-- WRITTEN PROBLEM --
Using the material that follows, identify and copy each line with the string "matplotlib".

··· PROVIDED MATERIAL ···

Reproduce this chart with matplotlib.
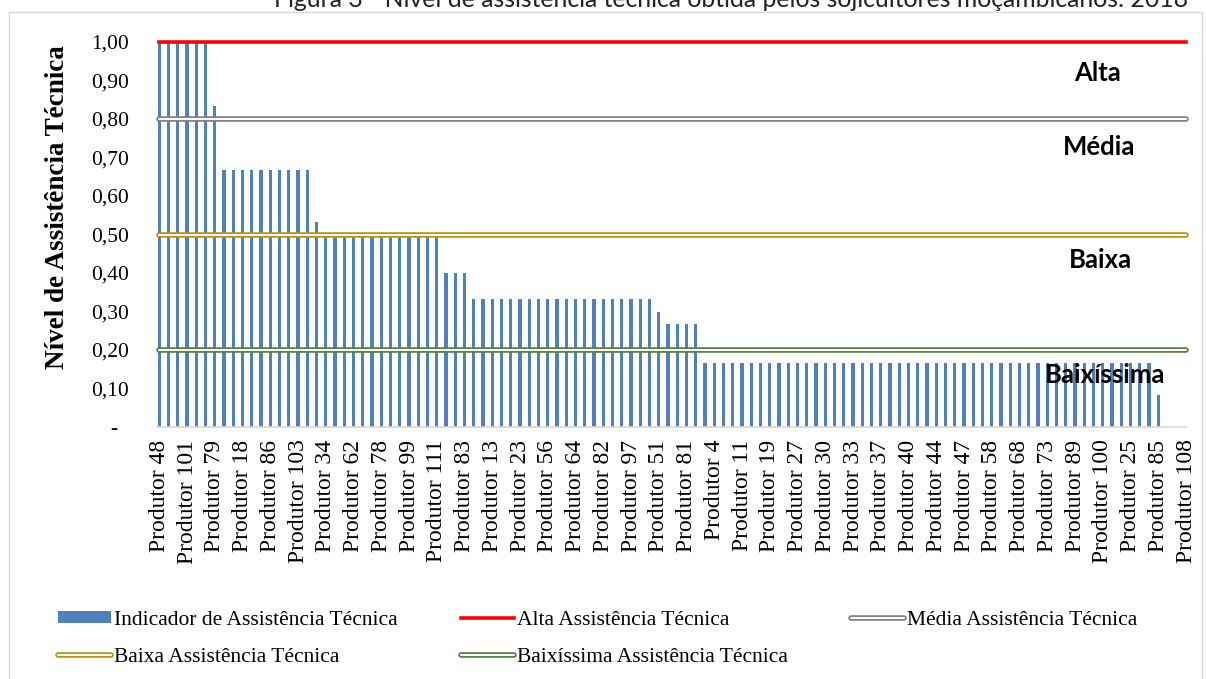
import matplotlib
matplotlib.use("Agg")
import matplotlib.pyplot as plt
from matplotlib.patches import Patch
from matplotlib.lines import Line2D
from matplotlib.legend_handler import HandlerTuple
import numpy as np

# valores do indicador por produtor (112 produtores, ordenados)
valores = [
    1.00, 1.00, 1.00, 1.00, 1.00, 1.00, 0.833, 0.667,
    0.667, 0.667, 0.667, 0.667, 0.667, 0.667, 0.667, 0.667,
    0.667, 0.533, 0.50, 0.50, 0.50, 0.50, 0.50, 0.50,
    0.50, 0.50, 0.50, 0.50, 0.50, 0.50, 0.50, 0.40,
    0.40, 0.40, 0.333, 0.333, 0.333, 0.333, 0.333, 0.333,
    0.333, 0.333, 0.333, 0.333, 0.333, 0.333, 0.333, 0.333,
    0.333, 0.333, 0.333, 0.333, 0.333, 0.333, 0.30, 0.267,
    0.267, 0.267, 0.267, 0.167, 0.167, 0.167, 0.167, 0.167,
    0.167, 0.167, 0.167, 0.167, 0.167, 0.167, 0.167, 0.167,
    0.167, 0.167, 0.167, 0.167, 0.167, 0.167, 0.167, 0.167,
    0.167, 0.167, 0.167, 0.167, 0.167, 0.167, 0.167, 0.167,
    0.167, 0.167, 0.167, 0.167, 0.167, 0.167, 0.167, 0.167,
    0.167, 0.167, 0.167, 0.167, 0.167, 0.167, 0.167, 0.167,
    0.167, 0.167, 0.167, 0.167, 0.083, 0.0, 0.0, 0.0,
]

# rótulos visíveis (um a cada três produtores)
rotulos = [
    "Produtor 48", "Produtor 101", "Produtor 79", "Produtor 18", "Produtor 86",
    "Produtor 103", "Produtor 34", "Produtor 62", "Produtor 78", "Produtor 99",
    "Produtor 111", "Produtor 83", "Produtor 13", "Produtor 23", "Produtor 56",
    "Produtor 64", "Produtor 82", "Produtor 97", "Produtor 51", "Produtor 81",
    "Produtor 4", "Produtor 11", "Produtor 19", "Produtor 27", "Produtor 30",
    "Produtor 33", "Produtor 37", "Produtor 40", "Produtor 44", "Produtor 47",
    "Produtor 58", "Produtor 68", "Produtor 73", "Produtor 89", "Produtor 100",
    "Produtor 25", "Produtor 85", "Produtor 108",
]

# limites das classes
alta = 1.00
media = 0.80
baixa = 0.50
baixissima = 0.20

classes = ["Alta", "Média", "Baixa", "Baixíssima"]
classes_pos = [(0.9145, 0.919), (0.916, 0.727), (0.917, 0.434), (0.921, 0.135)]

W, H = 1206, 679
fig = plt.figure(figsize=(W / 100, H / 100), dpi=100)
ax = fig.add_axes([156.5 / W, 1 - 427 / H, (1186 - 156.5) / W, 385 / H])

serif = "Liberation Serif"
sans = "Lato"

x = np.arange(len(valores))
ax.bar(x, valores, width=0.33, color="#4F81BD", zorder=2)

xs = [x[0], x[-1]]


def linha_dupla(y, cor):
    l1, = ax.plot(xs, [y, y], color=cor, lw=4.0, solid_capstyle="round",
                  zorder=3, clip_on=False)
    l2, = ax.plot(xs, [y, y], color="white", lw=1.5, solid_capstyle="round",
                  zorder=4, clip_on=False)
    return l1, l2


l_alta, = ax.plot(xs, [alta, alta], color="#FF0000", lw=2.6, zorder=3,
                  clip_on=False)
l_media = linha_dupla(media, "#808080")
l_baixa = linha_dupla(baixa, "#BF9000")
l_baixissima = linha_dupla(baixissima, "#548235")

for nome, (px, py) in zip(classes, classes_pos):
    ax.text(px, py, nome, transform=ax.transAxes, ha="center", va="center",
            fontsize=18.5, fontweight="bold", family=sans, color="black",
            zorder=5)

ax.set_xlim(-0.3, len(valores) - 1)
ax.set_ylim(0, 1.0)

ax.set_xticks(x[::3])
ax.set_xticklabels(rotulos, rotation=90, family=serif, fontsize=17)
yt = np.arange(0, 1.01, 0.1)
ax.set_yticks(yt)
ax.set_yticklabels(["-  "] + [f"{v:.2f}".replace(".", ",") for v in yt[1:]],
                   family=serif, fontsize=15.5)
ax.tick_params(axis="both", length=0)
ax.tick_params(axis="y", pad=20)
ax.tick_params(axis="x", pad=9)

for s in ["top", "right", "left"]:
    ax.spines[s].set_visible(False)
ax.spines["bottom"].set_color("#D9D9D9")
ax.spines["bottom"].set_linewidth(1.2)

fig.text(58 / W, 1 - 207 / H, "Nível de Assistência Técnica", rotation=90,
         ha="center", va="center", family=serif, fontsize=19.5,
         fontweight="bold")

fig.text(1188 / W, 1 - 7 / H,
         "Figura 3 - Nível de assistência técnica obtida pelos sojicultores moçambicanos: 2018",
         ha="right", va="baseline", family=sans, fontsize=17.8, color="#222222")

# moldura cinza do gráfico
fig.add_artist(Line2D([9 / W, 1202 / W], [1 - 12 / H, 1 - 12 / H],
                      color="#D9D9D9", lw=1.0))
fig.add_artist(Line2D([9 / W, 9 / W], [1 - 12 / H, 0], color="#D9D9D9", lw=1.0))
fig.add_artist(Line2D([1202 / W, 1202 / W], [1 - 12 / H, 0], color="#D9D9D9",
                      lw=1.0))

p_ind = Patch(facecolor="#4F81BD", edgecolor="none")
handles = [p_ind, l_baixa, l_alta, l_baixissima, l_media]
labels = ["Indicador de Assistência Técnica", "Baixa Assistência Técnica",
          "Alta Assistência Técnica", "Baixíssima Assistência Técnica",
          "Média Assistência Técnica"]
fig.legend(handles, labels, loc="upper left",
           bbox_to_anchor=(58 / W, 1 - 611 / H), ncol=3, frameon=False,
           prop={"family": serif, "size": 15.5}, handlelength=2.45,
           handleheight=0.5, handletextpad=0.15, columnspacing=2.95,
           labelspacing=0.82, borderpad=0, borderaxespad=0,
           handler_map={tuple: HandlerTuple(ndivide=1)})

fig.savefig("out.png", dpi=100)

···

-- RESULT FOR THIS TASK --
Reproduce this chart with matplotlib.
import matplotlib
matplotlib.use("Agg")
import matplotlib.pyplot as plt
from matplotlib.patches import Patch
from matplotlib.lines import Line2D
from matplotlib.legend_handler import HandlerTuple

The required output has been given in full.